### EXERCISE TASK
Transcribe the material from its first line onward, ending with the line that contains "percentages = [66, 34]" and adding nothing beyond it.

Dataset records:
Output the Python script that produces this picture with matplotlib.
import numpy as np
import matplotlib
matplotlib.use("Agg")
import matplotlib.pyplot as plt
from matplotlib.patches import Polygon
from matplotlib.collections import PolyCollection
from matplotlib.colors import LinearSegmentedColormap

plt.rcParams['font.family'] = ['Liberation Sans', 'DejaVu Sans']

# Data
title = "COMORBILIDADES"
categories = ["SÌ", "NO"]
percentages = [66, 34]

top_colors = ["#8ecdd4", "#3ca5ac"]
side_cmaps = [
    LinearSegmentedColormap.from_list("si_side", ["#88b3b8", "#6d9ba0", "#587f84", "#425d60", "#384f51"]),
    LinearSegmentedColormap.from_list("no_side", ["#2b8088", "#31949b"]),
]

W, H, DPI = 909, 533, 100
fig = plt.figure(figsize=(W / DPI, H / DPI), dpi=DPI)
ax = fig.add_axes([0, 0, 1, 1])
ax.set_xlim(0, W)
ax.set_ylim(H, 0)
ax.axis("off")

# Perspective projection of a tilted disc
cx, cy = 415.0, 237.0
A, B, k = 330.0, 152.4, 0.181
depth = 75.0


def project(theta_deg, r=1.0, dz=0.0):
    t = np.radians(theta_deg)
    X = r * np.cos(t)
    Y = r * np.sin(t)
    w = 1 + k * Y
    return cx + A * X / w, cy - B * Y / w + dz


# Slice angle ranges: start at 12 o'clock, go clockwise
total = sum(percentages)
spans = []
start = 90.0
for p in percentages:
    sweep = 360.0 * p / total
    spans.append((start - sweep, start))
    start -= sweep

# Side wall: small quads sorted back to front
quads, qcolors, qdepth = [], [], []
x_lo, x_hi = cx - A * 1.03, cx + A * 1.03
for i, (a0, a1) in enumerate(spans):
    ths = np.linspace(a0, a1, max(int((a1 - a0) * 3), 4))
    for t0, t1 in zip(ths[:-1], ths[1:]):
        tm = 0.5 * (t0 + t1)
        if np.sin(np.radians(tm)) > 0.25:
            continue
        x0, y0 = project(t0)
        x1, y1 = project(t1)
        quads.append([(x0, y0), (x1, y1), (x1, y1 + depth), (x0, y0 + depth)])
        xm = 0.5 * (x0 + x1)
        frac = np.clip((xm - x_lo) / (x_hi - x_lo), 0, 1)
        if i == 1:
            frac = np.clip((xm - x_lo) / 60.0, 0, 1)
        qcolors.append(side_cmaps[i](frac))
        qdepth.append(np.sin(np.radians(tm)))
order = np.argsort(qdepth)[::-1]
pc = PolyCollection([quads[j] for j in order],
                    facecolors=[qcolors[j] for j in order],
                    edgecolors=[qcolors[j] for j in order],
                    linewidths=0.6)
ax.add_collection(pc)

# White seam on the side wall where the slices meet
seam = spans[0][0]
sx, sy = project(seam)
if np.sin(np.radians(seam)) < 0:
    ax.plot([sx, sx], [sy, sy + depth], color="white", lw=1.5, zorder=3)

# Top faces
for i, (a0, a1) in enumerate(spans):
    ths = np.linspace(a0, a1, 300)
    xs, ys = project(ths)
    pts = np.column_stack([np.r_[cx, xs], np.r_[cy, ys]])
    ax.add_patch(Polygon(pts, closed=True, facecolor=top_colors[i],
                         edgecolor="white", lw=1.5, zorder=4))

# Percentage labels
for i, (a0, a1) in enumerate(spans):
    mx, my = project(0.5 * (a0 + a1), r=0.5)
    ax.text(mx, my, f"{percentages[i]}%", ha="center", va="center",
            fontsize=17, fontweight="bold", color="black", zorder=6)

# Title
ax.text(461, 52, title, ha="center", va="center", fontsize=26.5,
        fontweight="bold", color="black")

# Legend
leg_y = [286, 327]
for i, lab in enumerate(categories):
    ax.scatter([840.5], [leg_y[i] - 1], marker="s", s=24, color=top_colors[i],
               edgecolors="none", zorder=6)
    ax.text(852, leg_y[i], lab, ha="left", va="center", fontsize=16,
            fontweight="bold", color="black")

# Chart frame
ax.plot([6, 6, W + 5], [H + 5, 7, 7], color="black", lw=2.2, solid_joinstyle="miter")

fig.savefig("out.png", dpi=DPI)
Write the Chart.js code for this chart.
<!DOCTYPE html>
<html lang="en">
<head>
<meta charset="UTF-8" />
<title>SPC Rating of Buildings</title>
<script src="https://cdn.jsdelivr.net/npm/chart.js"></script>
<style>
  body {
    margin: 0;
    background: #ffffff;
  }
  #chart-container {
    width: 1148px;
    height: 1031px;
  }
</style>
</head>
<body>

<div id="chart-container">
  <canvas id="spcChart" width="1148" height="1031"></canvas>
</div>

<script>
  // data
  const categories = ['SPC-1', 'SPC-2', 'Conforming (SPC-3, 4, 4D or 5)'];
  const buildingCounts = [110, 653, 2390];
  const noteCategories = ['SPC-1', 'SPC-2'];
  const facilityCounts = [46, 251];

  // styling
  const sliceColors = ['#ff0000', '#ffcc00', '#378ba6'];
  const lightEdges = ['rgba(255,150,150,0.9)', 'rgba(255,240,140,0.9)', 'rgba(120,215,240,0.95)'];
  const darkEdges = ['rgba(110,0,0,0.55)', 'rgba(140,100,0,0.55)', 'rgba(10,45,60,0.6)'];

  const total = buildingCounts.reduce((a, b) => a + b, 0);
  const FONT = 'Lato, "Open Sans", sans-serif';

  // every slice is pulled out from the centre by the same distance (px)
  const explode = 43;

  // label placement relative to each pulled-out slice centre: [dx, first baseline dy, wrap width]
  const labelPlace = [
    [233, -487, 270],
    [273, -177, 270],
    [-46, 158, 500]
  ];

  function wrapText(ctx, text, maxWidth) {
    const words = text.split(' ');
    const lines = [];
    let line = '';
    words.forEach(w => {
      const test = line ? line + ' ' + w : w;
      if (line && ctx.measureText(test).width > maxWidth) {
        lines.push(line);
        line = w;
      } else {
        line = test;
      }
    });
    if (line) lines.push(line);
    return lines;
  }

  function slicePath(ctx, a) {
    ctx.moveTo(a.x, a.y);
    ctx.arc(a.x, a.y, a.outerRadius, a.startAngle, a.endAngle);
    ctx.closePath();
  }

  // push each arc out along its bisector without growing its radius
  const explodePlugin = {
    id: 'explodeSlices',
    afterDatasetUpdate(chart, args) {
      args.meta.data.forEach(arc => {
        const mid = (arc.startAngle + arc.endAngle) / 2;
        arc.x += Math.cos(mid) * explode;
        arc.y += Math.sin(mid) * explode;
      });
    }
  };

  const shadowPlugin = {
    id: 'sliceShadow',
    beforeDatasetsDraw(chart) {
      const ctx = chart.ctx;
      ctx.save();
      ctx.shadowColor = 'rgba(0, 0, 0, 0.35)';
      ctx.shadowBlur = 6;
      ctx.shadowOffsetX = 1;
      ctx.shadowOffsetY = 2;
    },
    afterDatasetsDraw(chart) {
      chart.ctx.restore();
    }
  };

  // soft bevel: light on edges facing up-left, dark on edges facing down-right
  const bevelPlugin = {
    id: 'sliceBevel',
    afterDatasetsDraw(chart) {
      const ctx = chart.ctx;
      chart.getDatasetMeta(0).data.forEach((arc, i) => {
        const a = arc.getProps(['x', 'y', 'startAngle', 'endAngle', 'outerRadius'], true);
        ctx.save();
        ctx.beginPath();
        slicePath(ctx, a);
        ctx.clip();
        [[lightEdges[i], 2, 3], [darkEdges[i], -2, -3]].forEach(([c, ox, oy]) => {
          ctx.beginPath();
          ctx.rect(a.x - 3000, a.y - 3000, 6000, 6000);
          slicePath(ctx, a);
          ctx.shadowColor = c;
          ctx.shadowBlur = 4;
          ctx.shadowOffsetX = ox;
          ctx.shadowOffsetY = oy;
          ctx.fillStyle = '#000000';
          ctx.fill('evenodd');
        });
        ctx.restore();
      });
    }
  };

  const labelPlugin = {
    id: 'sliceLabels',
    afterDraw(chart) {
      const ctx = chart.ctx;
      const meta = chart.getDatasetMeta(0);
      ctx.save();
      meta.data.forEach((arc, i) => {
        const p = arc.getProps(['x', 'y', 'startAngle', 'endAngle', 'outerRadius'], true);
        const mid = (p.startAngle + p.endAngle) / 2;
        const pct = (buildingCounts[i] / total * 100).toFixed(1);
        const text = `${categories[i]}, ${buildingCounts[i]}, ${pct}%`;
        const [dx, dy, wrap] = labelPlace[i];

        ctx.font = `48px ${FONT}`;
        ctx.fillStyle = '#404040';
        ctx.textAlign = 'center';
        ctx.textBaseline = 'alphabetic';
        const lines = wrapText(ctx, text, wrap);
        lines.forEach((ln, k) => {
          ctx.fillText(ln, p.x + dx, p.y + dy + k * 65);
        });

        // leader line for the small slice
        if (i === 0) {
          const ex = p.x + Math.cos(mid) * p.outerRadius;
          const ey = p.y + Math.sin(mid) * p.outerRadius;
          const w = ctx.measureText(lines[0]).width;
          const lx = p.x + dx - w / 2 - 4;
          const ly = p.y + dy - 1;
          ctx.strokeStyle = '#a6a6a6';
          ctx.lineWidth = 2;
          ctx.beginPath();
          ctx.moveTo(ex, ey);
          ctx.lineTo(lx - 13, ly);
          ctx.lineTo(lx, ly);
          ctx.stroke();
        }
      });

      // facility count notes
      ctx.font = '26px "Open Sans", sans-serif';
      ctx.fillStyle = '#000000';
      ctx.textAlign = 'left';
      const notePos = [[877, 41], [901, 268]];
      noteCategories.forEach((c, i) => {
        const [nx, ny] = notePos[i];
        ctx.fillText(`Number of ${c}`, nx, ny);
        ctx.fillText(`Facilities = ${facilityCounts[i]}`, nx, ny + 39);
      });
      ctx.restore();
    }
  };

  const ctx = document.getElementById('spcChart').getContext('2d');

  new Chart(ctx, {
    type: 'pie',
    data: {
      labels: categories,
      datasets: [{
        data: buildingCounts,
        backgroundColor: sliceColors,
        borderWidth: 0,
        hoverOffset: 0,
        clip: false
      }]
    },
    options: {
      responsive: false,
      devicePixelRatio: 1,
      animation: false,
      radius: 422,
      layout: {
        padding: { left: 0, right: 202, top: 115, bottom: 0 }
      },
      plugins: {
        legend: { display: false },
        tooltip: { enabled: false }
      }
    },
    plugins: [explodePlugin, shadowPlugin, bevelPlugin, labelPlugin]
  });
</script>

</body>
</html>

### EXERCISE ANSWER
Output the Python script that produces this picture with matplotlib.
import numpy as np
import matplotlib
matplotlib.use("Agg")
import matplotlib.pyplot as plt
from matplotlib.patches import Polygon
from matplotlib.collections import PolyCollection
from matplotlib.colors import LinearSegmentedColormap

plt.rcParams['font.family'] = ['Liberation Sans', 'DejaVu Sans']

# Data
title = "COMORBILIDADES"
categories = ["SÌ", "NO"]
percentages = [66, 34]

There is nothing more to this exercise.